In chiding women who call me with some sad complaint about their man not being as into love, commitment and parenting as they are themselves, I tell them it's their own fault for presenting themselves virtually as unpaid whores. "At least prostitutes get financially compensated. Perhaps you should charge $200 a pop, depending on how good you are!" Never has this kind of provocative comment from me been met with rage. It's always been ruefully absorbed as a sad truth.
Here's a brief summary of what has contributed to making men less responsible for their women and children. Casual sex and contraception outside of marriage determined that the connection between love, sex and reproduction would be severed for purposes of recreation and immediate gratification. However, the inherent failure rate of every form of contraceptive resulted in births outside of wedlock. Following of necessity are women's so-called reproduction rights -- especially the right to terminate that inconvenient life.
With abortion on demand, men further learned that the burden of producing and terminating life was fully on the woman's shoulders. Next came the celebration of single motherhood, supported by the dissemination of biased psychological research "clarifying" that fatherhood is marginally meaningful to children.

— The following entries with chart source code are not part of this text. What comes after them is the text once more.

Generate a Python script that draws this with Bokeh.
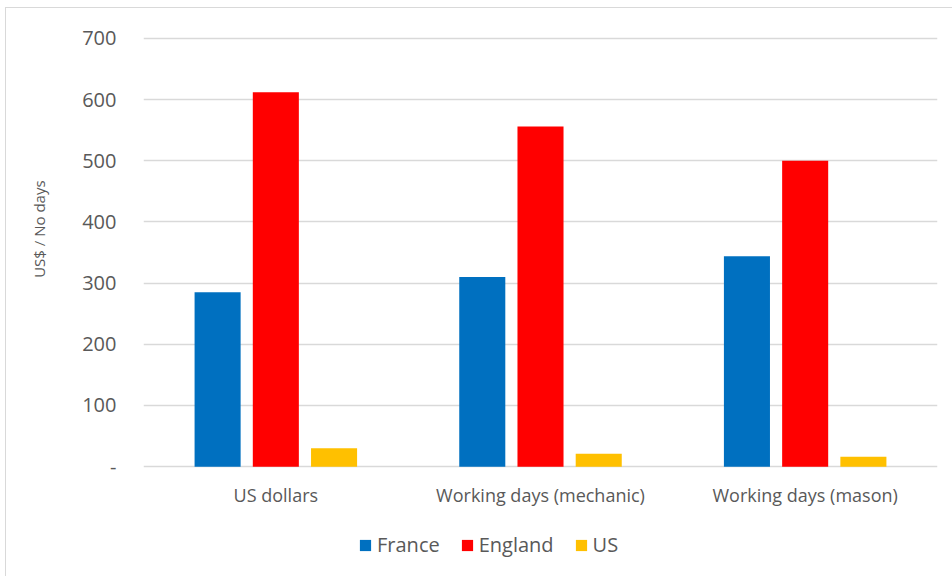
from bokeh.embed import file_html
from bokeh.layouts import column
from bokeh.models import FactorRange, FixedTicker, Legend, LegendItem, Range1d
from bokeh.plotting import figure
from bokeh.resources import INLINE
from bokeh.transform import dodge

# Cost of a patent, by country
measures = ["US dollars", "Working days (mechanic)", "Working days (mason)"]
countries = ["France", "England", "US"]
france = [285, 310, 344]
england = [612, 556, 500]
us = [30, 21, 16]
y_ticks = [0, 100, 200, 300, 400, 500, 600, 700]

colors = ["#0070C0", "#FF0000", "#FFC000"]
series = [france, england, us]
offsets = [-0.22, 0.0, 0.22]

FONT = "Open Sans"
TEXT = "#595959"
GRID = "#d9d9d9"

p = figure(
    width=946, height=512,
    x_range=FactorRange(*measures, range_padding=0.0),
    y_range=Range1d(-3, 703),
    output_backend="svg", toolbar_location=None,
    min_border_left=137, min_border_right=15,
    min_border_top=28, min_border_bottom=52,
)
p.outline_line_color = None
p.background_fill_color = "white"
p.border_fill_color = "white"

data = {"measure": measures}
for name, vals in zip(countries, series):
    data[name] = vals

for name, col, off in zip(countries, colors, offsets):
    p.vbar(x=dodge("measure", off, range=p.x_range), top=name, width=0.174,
           source=data, fill_color=col, line_color=None)

# axes
p.xgrid.grid_line_color = None
p.ygrid.grid_line_color = GRID
p.ygrid.grid_line_width = 1.3
p.yaxis.ticker = FixedTicker(ticks=y_ticks)
p.yaxis.major_label_overrides = {0: "-"}
for ax in (p.xaxis[0], p.yaxis[0]):
    ax.axis_line_color = None
    ax.major_tick_line_color = None
    ax.minor_tick_line_color = None
    ax.major_tick_out = 0
    ax.major_tick_in = 0
    ax.major_label_text_font = FONT
    ax.major_label_text_color = TEXT
p.yaxis.major_label_text_font_size = "20px"
p.yaxis.major_label_standoff = 27
p.xaxis.major_label_text_font_size = "18px"
p.xaxis.major_label_standoff = 14

# vertical axis title, sitting a little above the middle of the plot
p.yaxis.axis_label = "\u00a0" * 12 + "US$ / No days"
p.yaxis.axis_label_text_font = FONT
p.yaxis.axis_label_text_font_size = "15px"
p.yaxis.axis_label_text_font_style = "normal"
p.yaxis.axis_label_text_color = TEXT
p.yaxis.axis_label_standoff = 30

# legend strip underneath the plot (its frame lines up with the plot's frame)
key = figure(
    width=946, height=56, x_range=Range1d(0, 1), y_range=Range1d(0, 1),
    output_backend="svg", toolbar_location=None,
    min_border_left=0, min_border_right=0, min_border_top=0, min_border_bottom=0,
)
key.axis.visible = False
key.grid.visible = False
key.outline_line_color = None
key.border_fill_color = "white"
# zero-height bars: they only lend their colours to the legend keys
swatches = [key.vbar(x=[0], top=[0], width=0.01, fill_color=col, line_color=None)
            for col in colors]
legend = Legend(
    items=[LegendItem(label=n, renderers=[r]) for n, r in zip(countries, swatches)],
    orientation="horizontal", location=(215, 18),
    glyph_width=14, glyph_height=14, label_standoff=5, spacing=20,
    label_text_font=FONT, label_text_font_size="20px", label_text_color=TEXT,
    label_height=24, padding=0, margin=0, border_line_color=None,
    background_fill_alpha=0,
)
key.add_layout(legend, "center")

page = column(p, key, spacing=0)
page.margin = (7, 0, 0, 5)
page.styles = {"border-left": "1px solid #d9d9d9", "border-top": "1px solid #d9d9d9"}

open("out.html", "w").write(file_html(page, INLINE))
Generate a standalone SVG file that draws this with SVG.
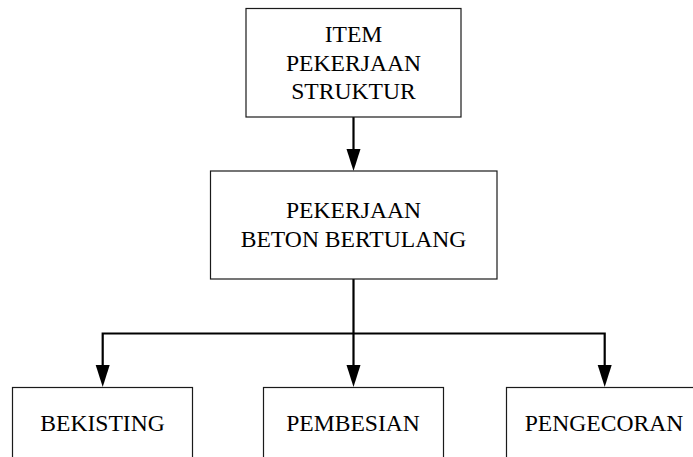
<svg xmlns="http://www.w3.org/2000/svg" width="693" height="457" viewBox="0 0 693 457">
<defs>
<style>
.box{fill:#fff;stroke:#1a1a1a;stroke-width:1.2}
.lbl{font-family:"Liberation Serif","Times New Roman",serif;font-size:23.6px;fill:#000;text-anchor:middle}
.conn{fill:none;stroke:#000;stroke-width:2.2}
.head{fill:#000}
</style>
</defs>
<rect width="693" height="457" fill="#fff"/>
<g id="connectors">
<path class="conn" d="M353.5,117 V150"/>
<polygon class="head" points="346.5,149 360.5,149 353.5,171"/>
<path class="conn" d="M353.5,279 V333.5 M102.7,333.5 H604.7 M102.7,332.4 V366 M353.5,333.5 V366 M604.7,332.4 V366"/>
<polygon class="head" points="95.7,365 109.7,365 102.7,387"/>
<polygon class="head" points="346.5,365 360.5,365 353.5,387"/>
<polygon class="head" points="597.7,365 611.7,365 604.7,387"/>
</g>
<g id="item">
<rect class="box" x="246" y="8.5" width="215" height="108.5"/>
<text class="lbl" x="353.5" y="41.7">ITEM</text>
<text class="lbl" x="353.5" y="70.5">PEKERJAAN</text>
<text class="lbl" x="353.5" y="99.3">STRUKTUR</text>
</g>
<g id="beton">
<rect class="box" x="210.5" y="171" width="286.5" height="108"/>
<text class="lbl" x="353.5" y="218.3">PEKERJAAN</text>
<text class="lbl" x="353.5" y="246.7">BETON BERTULANG</text>
</g>
<g id="bekisting">
<rect class="box" x="12.5" y="387.5" width="180" height="90"/>
<text class="lbl" x="102.5" y="431">BEKISTING</text>
</g>
<g id="pembesian">
<rect class="box" x="263.5" y="387.5" width="180" height="90"/>
<text class="lbl" x="353" y="430.5">PEMBESIAN</text>
</g>
<g id="pengecoran">
<rect class="box" x="506.5" y="387.5" width="200" height="90"/>
<text class="lbl" x="604" y="431">PENGECORAN</text>
</g>
</svg>
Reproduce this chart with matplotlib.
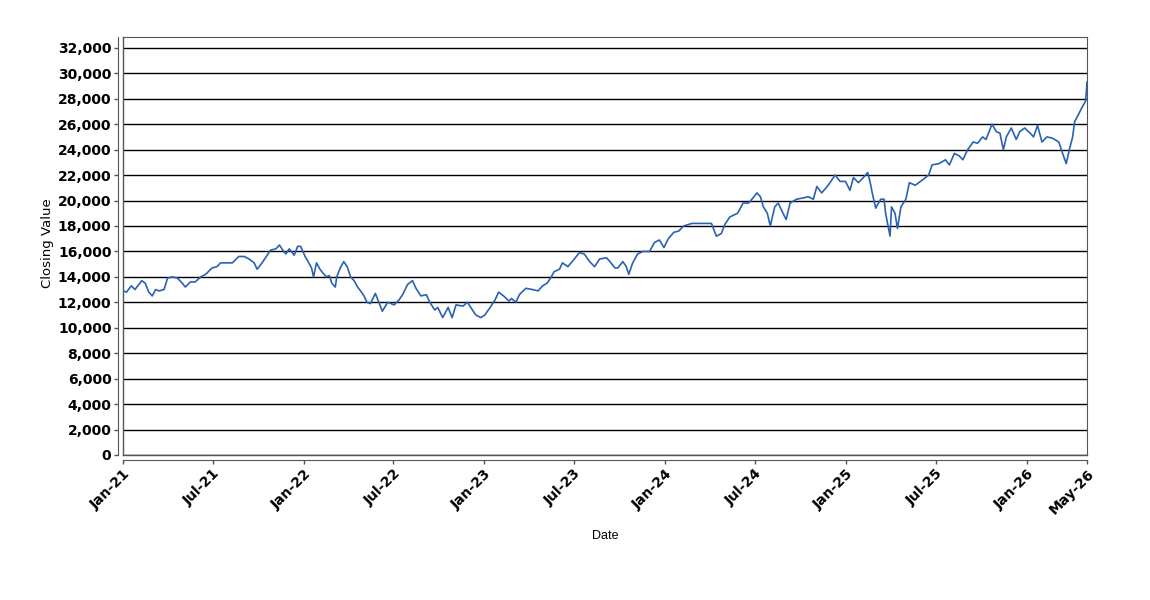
import pandas as pd
import matplotlib
matplotlib.use('Agg')
import matplotlib.pyplot as plt
import matplotlib.ticker as mticker
from matplotlib.lines import Line2D

# 데이터
dates = [
    '2021-01-01', '2021-01-08', '2021-01-18', '2021-01-25', '2021-02-08', '2021-02-15', '2021-02-22',
    '2021-03-01', '2021-03-08', '2021-03-15', '2021-03-25', '2021-04-01', '2021-04-11', '2021-04-21',
    '2021-05-01', '2021-05-07', '2021-05-17', '2021-05-27', '2021-06-07', '2021-06-17', '2021-06-30',
    '2021-07-10', '2021-07-17', '2021-07-27', '2021-08-10', '2021-08-23', '2021-09-03', '2021-09-13',
    '2021-09-23', '2021-09-29', '2021-10-09', '2021-10-16', '2021-10-26', '2021-11-06', '2021-11-13',
    '2021-11-20', '2021-11-26', '2021-12-03', '2021-12-13', '2021-12-20', '2021-12-26',
    '2022-01-04', '2022-01-10', '2022-01-17', '2022-01-21', '2022-01-27', '2022-02-03', '2022-02-09',
    '2022-02-16', '2022-02-22', '2022-02-27', '2022-03-06', '2022-03-09', '2022-03-16', '2022-03-23',
    '2022-03-30', '2022-04-06', '2022-04-13', '2022-04-20', '2022-04-26', '2022-05-03', '2022-05-09',
    '2022-05-16', '2022-05-26', '2022-06-09', '2022-06-20', '2022-07-03', '2022-07-13', '2022-07-20',
    '2022-07-30', '2022-08-09', '2022-08-16', '2022-08-26', '2022-09-06', '2022-09-13', '2022-09-23',
    '2022-09-29', '2022-10-09', '2022-10-20', '2022-10-28', '2022-11-05', '2022-11-19', '2022-11-28',
    '2022-12-08', '2022-12-15', '2022-12-25',
    '2023-01-02', '2023-01-13', '2023-01-23', '2023-01-30', '2023-02-09', '2023-02-20', '2023-02-25',
    '2023-03-06', '2023-03-13', '2023-03-26', '2023-04-09', '2023-04-20', '2023-04-29', '2023-05-08',
    '2023-05-15', '2023-05-22', '2023-06-02', '2023-06-08', '2023-06-19', '2023-07-02', '2023-07-12',
    '2023-07-22', '2023-08-02', '2023-08-12', '2023-08-22', '2023-09-05', '2023-09-12', '2023-09-22',
    '2023-09-28', '2023-10-08', '2023-10-15', '2023-10-20', '2023-10-28', '2023-11-07', '2023-11-18',
    '2023-12-01', '2023-12-11', '2023-12-21', '2023-12-30',
    '2024-01-08', '2024-01-19', '2024-01-29', '2024-02-08', '2024-02-25', '2024-03-14', '2024-04-04',
    '2024-04-14', '2024-04-24', '2024-05-01', '2024-05-11', '2024-05-27', '2024-06-07', '2024-06-18',
    '2024-06-27', '2024-07-05', '2024-07-12', '2024-07-18', '2024-07-26', '2024-08-01', '2024-08-10',
    '2024-08-17', '2024-08-23', '2024-09-02', '2024-09-10', '2024-09-23', '2024-10-06', '2024-10-17',
    '2024-10-27', '2024-11-03', '2024-11-13', '2024-11-26', '2024-12-10', '2024-12-20', '2024-12-31',
    '2025-01-09', '2025-01-16', '2025-01-26', '2025-02-05', '2025-02-14', '2025-02-19', '2025-02-23',
    '2025-03-02', '2025-03-12', '2025-03-19', '2025-03-22', '2025-03-31', '2025-04-03', '2025-04-10',
    '2025-04-15', '2025-04-22', '2025-05-02', '2025-05-09', '2025-05-21', '2025-06-04', '2025-06-17',
    '2025-06-24', '2025-07-08', '2025-07-21', '2025-07-29', '2025-08-08', '2025-08-18', '2025-08-25',
    '2025-09-04', '2025-09-15', '2025-09-24', '2025-10-04', '2025-10-11', '2025-10-23', '2025-11-01',
    '2025-11-08', '2025-11-15', '2025-11-21', '2025-12-01', '2025-12-11', '2025-12-18', '2025-12-28',
    '2026-01-08', '2026-01-15', '2026-01-23', '2026-02-01', '2026-02-11', '2026-02-22', '2026-03-07',
    '2026-03-12', '2026-03-22', '2026-03-29', '2026-04-04', '2026-04-08', '2026-04-15', '2026-04-22',
    '2026-04-27', '2026-04-30', '2026-05-02', '2026-05-03',
]

closing = [
    12900, 12800, 13300, 13000, 13700, 13500, 12800,
    12500, 13000, 12900, 13000, 13900, 14000, 13900,
    13500, 13200, 13600, 13600, 14000, 14200, 14700,
    14800, 15100, 15100, 15100, 15600, 15600, 15400,
    15100, 14600, 15100, 15500, 16100, 16200, 16500,
    16100, 15800, 16200, 15700, 16400, 16400,
    15600, 15200, 14700, 14000, 15100, 14600, 14300,
    14000, 14100, 13500, 13200, 14000, 14700, 15200,
    14800, 14000, 13700, 13200, 12900, 12500, 12000,
    11900, 12700, 11300, 12000, 11800, 12200, 12600,
    13400, 13700, 13100, 12500, 12600, 12000, 11400,
    11600, 10800, 11600, 10800, 11800, 11700, 12000,
    11400, 11000, 10800,
    11000, 11600, 12200, 12800, 12500, 12100, 12300,
    12000, 12600, 13100, 13000, 12900, 13300, 13500,
    13900, 14400, 14600, 15100, 14800, 15400, 15900,
    15800, 15200, 14800, 15400, 15500, 15200, 14700,
    14700, 15200, 14800, 14200, 15100, 15800, 16000,
    16000, 16700, 16900, 16300,
    17000, 17500, 17600, 18000, 18200, 18200, 18200,
    17200, 17400, 18100, 18700, 19000, 19800, 19800,
    20200, 20600, 20300, 19500, 19000, 18000, 19500,
    19800, 19300, 18500, 19800, 20100, 20200, 20300,
    20100, 21100, 20600, 21200, 22000, 21500, 21500,
    20800, 21800, 21400, 21800, 22200, 21400, 20600,
    19400, 20100, 20100, 19000, 17200, 19500, 19000,
    17800, 19500, 20100, 21400, 21200, 21600, 22000,
    22800, 22900, 23200, 22800, 23700, 23500, 23200,
    24000, 24600, 24500, 25000, 24800, 26000, 25400,
    25300, 24000, 25000, 25700, 24800, 25400, 25700,
    25300, 25000, 25900, 24600, 25000, 24900, 24600,
    24000, 22900, 24100, 25000, 26200, 26700, 27250,
    27600, 27800, 28700, 29300,
]

tick_dates = ['2021-01-01', '2021-07-01', '2022-01-01', '2022-07-01', '2023-01-01', '2023-07-01',
              '2024-01-01', '2024-07-01', '2025-01-01', '2025-07-01', '2026-01-01', '2026-05-03']
tick_labels = ['Jan-21', 'Jul-21', 'Jan-22', 'Jul-22', 'Jan-23', 'Jul-23',
               'Jan-24', 'Jul-24', 'Jan-25', 'Jul-25', 'Jan-26', 'May-26']

x = pd.to_datetime(dates)
xt = pd.to_datetime(tick_dates)

# 그림 설정
fig = plt.figure(figsize=(11.5, 6), dpi=100)
ax = fig.add_axes([123 / 1150, 1 - 455 / 600, 964 / 1150, 418 / 600])

ax.plot(x, closing, color='#2a62b2', linewidth=1.2)

ax.set_xlim(xt[0], xt[-1])
ax.set_ylim(0, 32850)
ax.set_yticks(range(0, 32001, 2000))
ax.yaxis.set_major_formatter(mticker.FuncFormatter(lambda v, p: f'{int(v):,}'))
ax.set_xticks(xt)
ax.xaxis.set_major_formatter(mticker.FixedFormatter(tick_labels))

ax.grid(axis='y', color='black', linewidth=1)
ax.set_axisbelow(True)

frame = '#555555'
for s in ['top', 'right']:
    ax.spines[s].set_color(frame)
for s in ['left', 'bottom']:
    ax.spines[s].set_position(('outward', 3.3))
    ax.spines[s].set_color(frame)
# 플롯 영역 테두리 (왼쪽/아래)
ax.add_line(Line2D([0, 0], [0, 1], transform=ax.transAxes, color=frame, linewidth=1, clip_on=False))
ax.add_line(Line2D([0, 1], [0, 0], transform=ax.transAxes, color=frame, linewidth=1, clip_on=False))

ax.tick_params(axis='both', length=3, width=1, color=frame, labelsize=10, pad=2)
fig.canvas.draw()
for lab in ax.get_yticklabels():
    lab.set_fontweight('bold')
for lab in ax.get_xticklabels():
    lab.set_fontweight('bold')
    lab.set_rotation(45)
    lab.set_ha('right')
    lab.set_va('top')
    lab.set_rotation_mode('anchor')

fig.text(47 / 1150, 1 - 243 / 600, 'Closing Value', rotation=90, ha='center', va='center', fontsize=9.5)
fig.text(605 / 1150, 1 - 536 / 600, 'Date', ha='center', va='center', fontsize=9, family='Liberation Sans')

fig.savefig('out.png', dpi=100)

This devious and destructive propaganda (starting with Gloria Steinem's "A woman needs a man like a fish needs a bicycle") fully opened the floodgates, resulting in men streaming away from the most important contributions they can make to humanity: as husbands and fathers.
Add to this decades of feminist propaganda about the innate horrors of the patriarchal culture that oppresses women, and you have an understanding of males' diminished respect for women, child-raising (my goodness, we now hire complete strangers and institutions to do that!), and the commitment of marriage.
This is why I get more and more phone calls from both men and women complaining that their spouse or house partner has just up and moved into a new bed with a new honey. And why not? If the goal is gratification, and that wanes, and obligation and sacrifice and responsibility are not the focal point of maturity, then we are justified in moving on and re-establishing that all-important FEELING of gratification.
I wouldn't even care so much if it weren't for the devastation of the lives, hearts, hopes and well-being of the helpless, dependent children whose parents just keep moving on, sometimes again and again. And sadly, when I challenge folks to sacrifice for their children, I usually get the telephonic version of a blank stare. That's where we are. And that's why our children are out of control. They learned it from us.